Education Minister John-Paul Langbroek said a raft of new laws passed by Parliament delivered on the government’s commitment to make schools safe places to learn and work.
“This government has an unrelenting focus on improving student discipline and empowering schools to achieve better outcomes for students,” Mr Langbroek said.
“We know that principals and school communities are in the best position to make many of the decisions that impact on children’s safety at school and their learning.
“Under the new laws, state school principals will have more power to deal with student behaviour and keep their schools safe – which is what Queensland families expect.
“From 2015, principals will be better placed to make decisions on suspending students on the grounds that they are facing charges for serious offences such as murder, rape, attempted murder and arson.
“Only the Director-General will have the power to obtain information from police to confirm whether a student has been charged with or convicted of a serious offence.
“I can assure Queenslanders that strict protocols will be put in place to protect the storing and sharing of this information, which will be provided to principals if the Director-General deems it necessary for school safety.”
Mr Langbroek said principals would complete risk assessment training before they would be able to request and access the sensitive information.
“From next year principals at both state and non-state schools will have the power to immediately deal with a hostile person on school grounds by telling them to leave and not to re-enter school grounds for up to 24 hours,” Mr Langbroek said.
“Previously principals had to issue the direction in writing, which was an unnecessary and time consuming administrative burden.”
Other important changes include:
- The Director-General will be able to delegate to the state’s seven regional directors the power to commence prosecution against parents who don’t send their children to school.
- Changes to improve safety and educational outcomes in schools, including limiting the enrolment of mature age students to state schools specifically positioned to cater for them.
- Principals of these schools, rather than central office, will be able to determine whether or not an adult is to be enrolled at their school, taking into account any criminal history information.

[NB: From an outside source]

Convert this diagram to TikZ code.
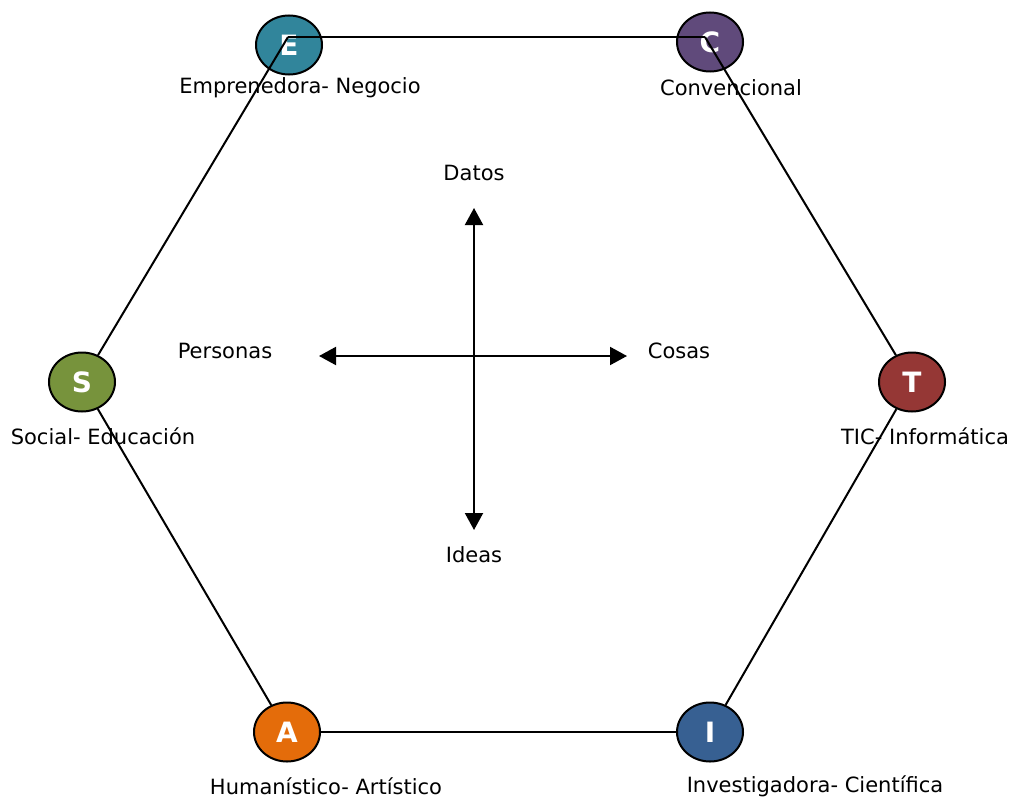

- Amendments to the Education (Accreditation of Non-State Schools) Act 2001 to streamline the establishment of special assistance schools to support the re-engagement of disengaged youth in education.
Enhanced autonomy of non-state school principals by empowering them to grant exemptions from compulsory schooling obligations for periods of up to 110 school days. Currently, these decisions are made within the department.
The Minister said the legislation reinforced the push to increase school autonomy, reduce red tape and improve educational outcomes.
The Education and Innovation Committee reviewed the Bill and recommended it be passed.